In explanation, there is no “production” image. That is my personal naming convention.
I download “latest” and rename that to “test”. Then I run this “test” image for a while until I am satisfied that everything is OK. Next, I rename my old image, the one I was running before the new “test” image, from “production” to “previous”. Finally, I rename the “test” image to “production”. So in the steady state condition, I can look at my image listing and see both a “production” image (the one currently running) and a “previous” image (the one I used to run before the current one).
The commands to do this renaming are thus:
# If needed, delete the old "test" image:
docker rmi uroni/urbackup-server:test
# Pull the latest image and rename it to "test":
docker image pull uroni/urbackup-server:latest
docker tag uroni/urbackup-server:latest uroni/urbackup-server:test
docker rmi uroni/urbackup-server:latest
# After verifying the newest image runs well, rename it from "test" to "production" after renaming the old "production" image to "previous":
docker tag uroni/urbackup-server:production uroni/urbackup-server:previous
docker rmi uroni/urbackup-server:production
docker tag uroni/urbackup-server:test uroni/urbackup-server:production
docker rmi uroni/urbackup-server:test
Yes, that is exactly what it is saying. And you will indeed get “Connection Refused” if you attempt to connect to a port with no listen’er on it. Now, the question is WHY is your container not listening? This is where it would be very helpful to get inside the container and snoop around with this command:
docker exec -it urbackup /bin/bash
But when I go inside my container using the above, I find that there is no “ps” or “netstat” command available inside the container, which would be very useful for debugging this. You could add these commands and rebuild the container, but you have to balance that with “how much do I want to manually modify this non-working image?”
I think what I would try, is a different networking model for the container. Currently you are using network_mode=host (which is what the image documentation says to use). But as my netstat command shows, the container is only listening on three ports. There could be other networking concerns that we haven’t captured yet, thus the following is only a test, but you could try replacing network_mode=host with:
ports:
- 55413:55413
- 55414:55414
- 55415:55415
… and see if you could connect. Note that urbackup may not work correctly configured like this, but hopefully you might at least be able to connect to the GUI interface as a test. Then, you would have to figure out why network_mode=host is not working … why you are not seeing any listen’ers running. If the logfiles in the container do not tell you why, then this might be difficult without “ps” and “netstat”.

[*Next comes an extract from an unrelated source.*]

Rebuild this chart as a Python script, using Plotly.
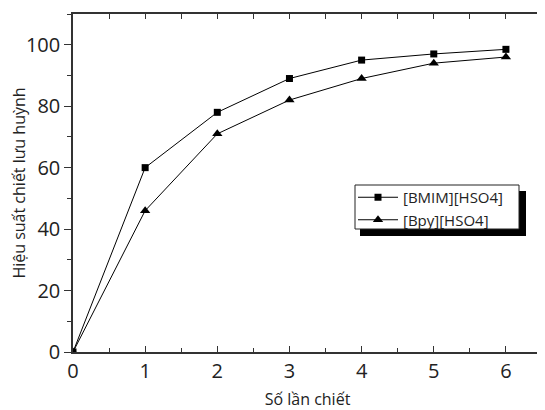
import plotly.graph_objects as go

x_vals = [0, 1, 2, 3, 4, 5, 6]
bmim = [0, 60, 78, 89, 95, 97, 98.5]
bpy = [0, 46, 71, 82, 89, 94, 96]
names = ["[BMIM][HSO4]", "[Bpy][HSO4]"]
x_title = "Số lần chiết"
y_title = "Hiệu suất chiết lưu huỳnh"

FONT = "Open Sans"
fig = go.Figure()
fig.add_trace(go.Scatter(x=x_vals, y=bmim, name=names[0], mode="lines+markers",
                         line=dict(color="black", width=1),
                         marker=dict(symbol="square", size=7, color="black")))
fig.add_trace(go.Scatter(x=x_vals, y=bpy, name=names[1], mode="lines+markers",
                         line=dict(color="black", width=1),
                         marker=dict(symbol="triangle-up", size=9, color="black")))
fig.add_trace(go.Scatter(x=[0], y=[0], xaxis="x2", yaxis="y2", mode="markers",
                         marker=dict(opacity=0), showlegend=False, hoverinfo="skip"))

# page body has an 8px margin; figure sized to fit the 545x410 window
W, H = 537, 402
L, R, T, B = 65, 3, 6, 58
pw, ph = W - L - R, H - T - B

def px(x):
    return (x - L) / pw

def py(y):
    return (H - B - y) / ph

fig.update_layout(
    width=W, height=H,
    margin=dict(l=L, r=R, t=T, b=B, autoexpand=False),
    paper_bgcolor="white", plot_bgcolor="white",
    font=dict(family=FONT, color="#222"),
    xaxis=dict(range=[0, 6.5], dtick=1, tick0=0, ticks="inside", ticklen=6, tickwidth=1,
               tickcolor="#333", showline=True, linecolor="#333", linewidth=1.5,
               showgrid=False, zeroline=False, automargin=False,
               minor=dict(dtick=0.5, ticks="inside", ticklen=4, tickcolor="#333"),
               tickfont=dict(size=20, family=FONT),
               title=dict(text=x_title, font=dict(size=16, family=FONT), standoff=12)),
    xaxis2=dict(range=[0, 6.5], overlaying="x", side="top", anchor="y", dtick=0.5, tick0=0,
                ticks="inside", ticklen=5, tickcolor="#333", showticklabels=False,
                showline=True, linecolor="#333", linewidth=1.5, showgrid=False,
                zeroline=False, automargin=False),
    yaxis=dict(range=[0, 110], dtick=20, tick0=0, ticks="outside", ticklen=7, tickwidth=1,
               tickcolor="#333", showline=True, linecolor="#333", linewidth=1.5,
               showgrid=False, zeroline=False, automargin=False,
               minor=dict(dtick=10, ticks="outside", ticklen=4, tickcolor="#333"),
               tickfont=dict(size=20, family=FONT),
               title=dict(text=y_title, font=dict(size=16, family=FONT), standoff=1)),
    yaxis2=dict(range=[0, 110], overlaying="y", side="right", anchor="x", dtick=10, tick0=0,
                ticks="outside", ticklen=4, tickcolor="#4a66c8", showticklabels=False,
                showline=True, linecolor="#4a66c8", linewidth=1.5, showgrid=False,
                zeroline=False, automargin=False),
    showlegend=True,
    legend=dict(x=px(345), y=py(173), xanchor="left", yanchor="top",
                bgcolor="rgba(0,0,0,0)", borderwidth=0,
                font=dict(size=15, family=FONT, color="#222"),
                tracegroupgap=0, itemwidth=40),
    shapes=[
        dict(type="rect", xref="paper", yref="paper",
             x0=px(352), x1=px(518), y0=py(228), y1=py(183),
             fillcolor="black", line=dict(width=0), layer="above"),
        dict(type="rect", xref="paper", yref="paper",
             x0=px(347), x1=px(511), y0=py(221), y1=py(177),
             fillcolor="white", line=dict(width=1, color="#222"), layer="above"),
    ],
)

fig.write_html("out.html")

No, the client is listening on them. Not the server. The server would connect outgoing from your docker container to these client ports. This is what triggers my uncertainty about you being able to run the urbackup server container in other than “host” networking mode. I am not that familiar with the Docker networking model. By not running the container in host networking mode, could you possibly impact these client connections? I wouldn’t think so, since containers can connect outgoing (in my experience) without being in host mode. But there could be some nuance in Docker that could screw things up for this container if it’s not in host mode. I would think the probability of that is low, but not zero. Also, we have not figured out why your current host mode use of the container is not working. Could there be something in your higher level/generic Docker setup that is nuking your host mode for containers? Not knowing Docker networking in great detail, I can’t answer that.